With an ongoing battle against illegal downloading, Marc Cieslak asks how record labels can actually benefit by embracing new digital business models.
Record labels have had to adapt their business models to downloads
Digital distribution and piracy have troubled record companies over the last few years, but the sector has emerged as one of the few still growing in the industry.
But the big four major record labels have been slow to respond to changes in how music fans want to access music online.
The International Federation of the Phonographic Industry estimates that the music industry lost £180m in the UK last year to online music piracy.
'Leaner and cleverer'
Musician Tom Findlay from Groove Armada said labels are finally beginning to understand that things are changing.
"They were so scared initially, scared of digital revolution. Now they actually realised the only way to survive, for them, is to get onboard," he said.
He added that getting the industry members to work together and coming up with licensed music services has actually benefited them.
"Now people have decided that they want to consume music in different ways, all the subscription services seem to be doing well and I think the labels have got leaner and cleverer".

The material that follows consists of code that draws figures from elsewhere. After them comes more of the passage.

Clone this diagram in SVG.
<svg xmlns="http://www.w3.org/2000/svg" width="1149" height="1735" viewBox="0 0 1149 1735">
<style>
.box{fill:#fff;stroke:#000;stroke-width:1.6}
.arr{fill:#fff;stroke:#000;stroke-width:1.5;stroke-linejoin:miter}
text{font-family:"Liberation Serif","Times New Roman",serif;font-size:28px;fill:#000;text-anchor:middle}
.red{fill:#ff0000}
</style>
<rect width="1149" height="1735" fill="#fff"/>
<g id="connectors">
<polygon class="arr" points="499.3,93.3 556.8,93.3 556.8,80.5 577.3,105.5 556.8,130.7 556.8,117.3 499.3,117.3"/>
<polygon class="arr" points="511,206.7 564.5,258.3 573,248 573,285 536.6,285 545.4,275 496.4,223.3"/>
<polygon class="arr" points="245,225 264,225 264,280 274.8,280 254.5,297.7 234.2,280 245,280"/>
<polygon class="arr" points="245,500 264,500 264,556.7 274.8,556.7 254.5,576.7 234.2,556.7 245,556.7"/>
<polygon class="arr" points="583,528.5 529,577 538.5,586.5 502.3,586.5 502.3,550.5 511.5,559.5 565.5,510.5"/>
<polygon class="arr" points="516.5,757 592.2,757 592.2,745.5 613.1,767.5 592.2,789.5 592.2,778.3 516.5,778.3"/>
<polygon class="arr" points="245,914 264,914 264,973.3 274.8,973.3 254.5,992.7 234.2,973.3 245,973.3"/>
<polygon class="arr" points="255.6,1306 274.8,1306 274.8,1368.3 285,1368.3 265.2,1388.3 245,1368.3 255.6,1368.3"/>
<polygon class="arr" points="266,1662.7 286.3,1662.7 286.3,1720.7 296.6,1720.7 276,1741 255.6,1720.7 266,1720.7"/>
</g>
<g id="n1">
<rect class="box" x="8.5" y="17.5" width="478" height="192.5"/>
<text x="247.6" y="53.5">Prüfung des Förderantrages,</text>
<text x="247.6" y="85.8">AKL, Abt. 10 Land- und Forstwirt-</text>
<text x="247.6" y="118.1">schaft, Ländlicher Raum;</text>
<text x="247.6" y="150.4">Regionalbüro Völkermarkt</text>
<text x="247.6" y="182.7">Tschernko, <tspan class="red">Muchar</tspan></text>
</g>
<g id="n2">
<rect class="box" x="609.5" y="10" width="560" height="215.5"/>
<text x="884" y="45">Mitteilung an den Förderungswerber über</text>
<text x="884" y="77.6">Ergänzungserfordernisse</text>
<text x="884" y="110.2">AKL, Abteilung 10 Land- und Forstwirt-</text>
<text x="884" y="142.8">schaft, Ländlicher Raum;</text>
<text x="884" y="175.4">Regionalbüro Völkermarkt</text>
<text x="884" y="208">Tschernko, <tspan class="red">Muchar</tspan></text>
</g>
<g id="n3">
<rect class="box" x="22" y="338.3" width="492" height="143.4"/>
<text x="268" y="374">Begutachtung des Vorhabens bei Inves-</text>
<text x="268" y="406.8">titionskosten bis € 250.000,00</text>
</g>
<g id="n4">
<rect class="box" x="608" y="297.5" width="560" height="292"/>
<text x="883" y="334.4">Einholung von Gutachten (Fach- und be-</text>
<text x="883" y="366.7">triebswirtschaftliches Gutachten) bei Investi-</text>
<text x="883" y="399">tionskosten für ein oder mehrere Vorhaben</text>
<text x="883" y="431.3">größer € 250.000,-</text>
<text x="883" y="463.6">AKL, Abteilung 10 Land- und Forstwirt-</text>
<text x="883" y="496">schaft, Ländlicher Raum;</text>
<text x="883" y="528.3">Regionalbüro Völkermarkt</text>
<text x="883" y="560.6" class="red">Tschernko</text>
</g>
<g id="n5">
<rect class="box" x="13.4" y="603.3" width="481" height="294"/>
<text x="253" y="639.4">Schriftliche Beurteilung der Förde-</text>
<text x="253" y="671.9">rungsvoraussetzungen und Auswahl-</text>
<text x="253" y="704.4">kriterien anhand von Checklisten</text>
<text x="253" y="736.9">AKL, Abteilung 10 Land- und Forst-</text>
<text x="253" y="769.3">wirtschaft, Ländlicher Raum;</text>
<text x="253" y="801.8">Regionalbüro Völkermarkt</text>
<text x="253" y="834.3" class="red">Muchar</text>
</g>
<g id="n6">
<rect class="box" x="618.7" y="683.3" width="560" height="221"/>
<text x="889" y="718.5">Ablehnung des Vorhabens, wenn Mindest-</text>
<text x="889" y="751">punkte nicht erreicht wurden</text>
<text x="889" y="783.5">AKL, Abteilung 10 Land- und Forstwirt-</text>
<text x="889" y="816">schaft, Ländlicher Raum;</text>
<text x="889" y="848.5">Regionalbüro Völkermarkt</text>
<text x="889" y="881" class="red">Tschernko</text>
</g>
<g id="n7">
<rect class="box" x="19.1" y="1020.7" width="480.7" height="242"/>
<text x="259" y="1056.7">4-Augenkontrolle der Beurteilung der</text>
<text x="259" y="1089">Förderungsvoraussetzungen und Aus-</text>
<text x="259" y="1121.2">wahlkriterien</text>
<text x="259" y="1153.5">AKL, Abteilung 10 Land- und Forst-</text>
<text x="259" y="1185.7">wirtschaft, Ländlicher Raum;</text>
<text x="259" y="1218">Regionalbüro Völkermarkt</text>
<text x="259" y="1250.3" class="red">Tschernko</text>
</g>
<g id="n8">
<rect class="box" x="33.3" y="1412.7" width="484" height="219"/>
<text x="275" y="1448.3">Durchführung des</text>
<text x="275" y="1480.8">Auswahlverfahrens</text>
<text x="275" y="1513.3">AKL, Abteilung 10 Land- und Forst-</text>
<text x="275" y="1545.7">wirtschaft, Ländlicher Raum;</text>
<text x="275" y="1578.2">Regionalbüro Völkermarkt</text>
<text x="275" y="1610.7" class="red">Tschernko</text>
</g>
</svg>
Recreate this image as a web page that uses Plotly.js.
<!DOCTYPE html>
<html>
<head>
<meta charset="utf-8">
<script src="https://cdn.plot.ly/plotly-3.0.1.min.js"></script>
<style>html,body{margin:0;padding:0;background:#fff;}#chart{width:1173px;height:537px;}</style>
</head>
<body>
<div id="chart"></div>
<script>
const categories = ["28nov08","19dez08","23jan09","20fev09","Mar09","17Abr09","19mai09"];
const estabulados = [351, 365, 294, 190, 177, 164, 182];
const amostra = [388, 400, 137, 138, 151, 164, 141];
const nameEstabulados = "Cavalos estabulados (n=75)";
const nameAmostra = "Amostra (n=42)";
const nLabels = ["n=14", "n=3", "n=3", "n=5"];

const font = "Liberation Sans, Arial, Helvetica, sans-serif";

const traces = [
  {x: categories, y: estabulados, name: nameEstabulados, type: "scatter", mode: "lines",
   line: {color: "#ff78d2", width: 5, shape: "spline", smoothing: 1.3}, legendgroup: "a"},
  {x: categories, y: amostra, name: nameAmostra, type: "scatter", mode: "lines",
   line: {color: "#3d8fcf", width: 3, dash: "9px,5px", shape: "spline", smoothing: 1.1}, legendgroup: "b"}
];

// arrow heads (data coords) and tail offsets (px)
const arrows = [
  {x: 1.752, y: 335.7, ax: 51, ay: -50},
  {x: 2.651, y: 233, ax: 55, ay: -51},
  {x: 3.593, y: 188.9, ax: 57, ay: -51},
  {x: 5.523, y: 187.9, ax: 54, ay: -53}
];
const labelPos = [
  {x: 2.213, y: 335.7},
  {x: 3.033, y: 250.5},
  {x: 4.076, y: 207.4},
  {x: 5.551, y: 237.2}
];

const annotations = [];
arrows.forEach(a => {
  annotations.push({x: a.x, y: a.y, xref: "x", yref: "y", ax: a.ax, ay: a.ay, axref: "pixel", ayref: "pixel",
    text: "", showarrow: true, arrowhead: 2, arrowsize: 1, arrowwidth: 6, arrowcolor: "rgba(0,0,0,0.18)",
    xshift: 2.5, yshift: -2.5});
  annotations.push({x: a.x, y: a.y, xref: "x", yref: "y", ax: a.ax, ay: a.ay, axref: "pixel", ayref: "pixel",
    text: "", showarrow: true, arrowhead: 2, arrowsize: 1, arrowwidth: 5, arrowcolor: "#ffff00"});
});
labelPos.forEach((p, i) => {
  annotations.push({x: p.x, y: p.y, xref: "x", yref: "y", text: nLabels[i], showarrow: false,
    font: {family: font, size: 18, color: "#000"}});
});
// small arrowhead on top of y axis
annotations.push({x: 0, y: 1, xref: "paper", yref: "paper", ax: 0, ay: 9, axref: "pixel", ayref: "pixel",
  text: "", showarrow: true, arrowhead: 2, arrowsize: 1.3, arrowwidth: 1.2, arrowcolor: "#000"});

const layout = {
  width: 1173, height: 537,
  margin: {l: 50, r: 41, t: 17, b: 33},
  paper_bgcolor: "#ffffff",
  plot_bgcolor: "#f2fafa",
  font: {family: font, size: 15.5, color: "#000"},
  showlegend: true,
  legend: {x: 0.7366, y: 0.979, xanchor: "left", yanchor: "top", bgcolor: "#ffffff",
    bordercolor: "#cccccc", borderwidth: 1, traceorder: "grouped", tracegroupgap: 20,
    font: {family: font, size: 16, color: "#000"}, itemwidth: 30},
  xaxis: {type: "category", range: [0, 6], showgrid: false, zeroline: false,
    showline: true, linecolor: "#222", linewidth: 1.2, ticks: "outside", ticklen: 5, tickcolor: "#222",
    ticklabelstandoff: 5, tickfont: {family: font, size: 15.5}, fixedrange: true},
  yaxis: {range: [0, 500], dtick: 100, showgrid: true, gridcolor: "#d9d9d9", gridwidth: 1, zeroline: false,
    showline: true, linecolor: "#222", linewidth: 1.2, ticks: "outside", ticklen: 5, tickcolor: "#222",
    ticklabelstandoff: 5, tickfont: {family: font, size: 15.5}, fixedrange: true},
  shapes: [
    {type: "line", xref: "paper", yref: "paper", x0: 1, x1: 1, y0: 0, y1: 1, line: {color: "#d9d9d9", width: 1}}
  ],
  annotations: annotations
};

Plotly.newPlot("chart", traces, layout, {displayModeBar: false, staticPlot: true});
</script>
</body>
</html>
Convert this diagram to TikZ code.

One way music retailers have mounted a defence is by offering in-store kiosks where customers can download music direct to their MP3 players.
Exploit the net
Web retailers such as iTunes allow users to browse huge back catalogues, but they expect the user to actually pay for each track they listen to.
Other services include subscription-based website Napster that allows paying members to consume as much music as they want.
Plus ad-supported We7 where consumers can downloads songs for free, but each track is preceded by an advertisement
A new player in this market is Spotify which is currently in beta, but enjoys support from the major labels.
This service has streaming access to millions of tunes, without downloads, and adverts still feature occasionally.
But the record industry are not alone in trying to exploit the net, as artists themselves are taking a more active role in using the download to dominate pop charts.
However, Tom Findlay said artists have to work a lot harder now to earn a living.
Tom Findlay said artists have to work a lot harder now to earn a living
"The bottom line is the revenue from the actual recording royalties have really gone down massively and that is something you got to live with. What you are seeing now is that the artists really have to go out and have to really perform," he said.
Radiohead started their own experiment in 2007 by allowing fans to pay what they thought the band's album In Rainbows was worth for a limited time.
Groove Armada launched its own marketing venture by releasing an EP in conjunction with a drinks brand.
Fans were able to receive the first track of the EP for free, but to get the rest of the EP, they had to share that track with a certain amount of users. The more songs they shared, the more they got for free.
Tom Findlay believed that record labels having to adapt has resulted in a "really dynamic time for music" with great bands coming on the scene.
"Whatever is going wrong with the business side of things, there is still so much to be positive about creatively that I feel really good about the future of music".
"But I think it is in a massive state of flux and nobody knows where it is going to go," he admitted.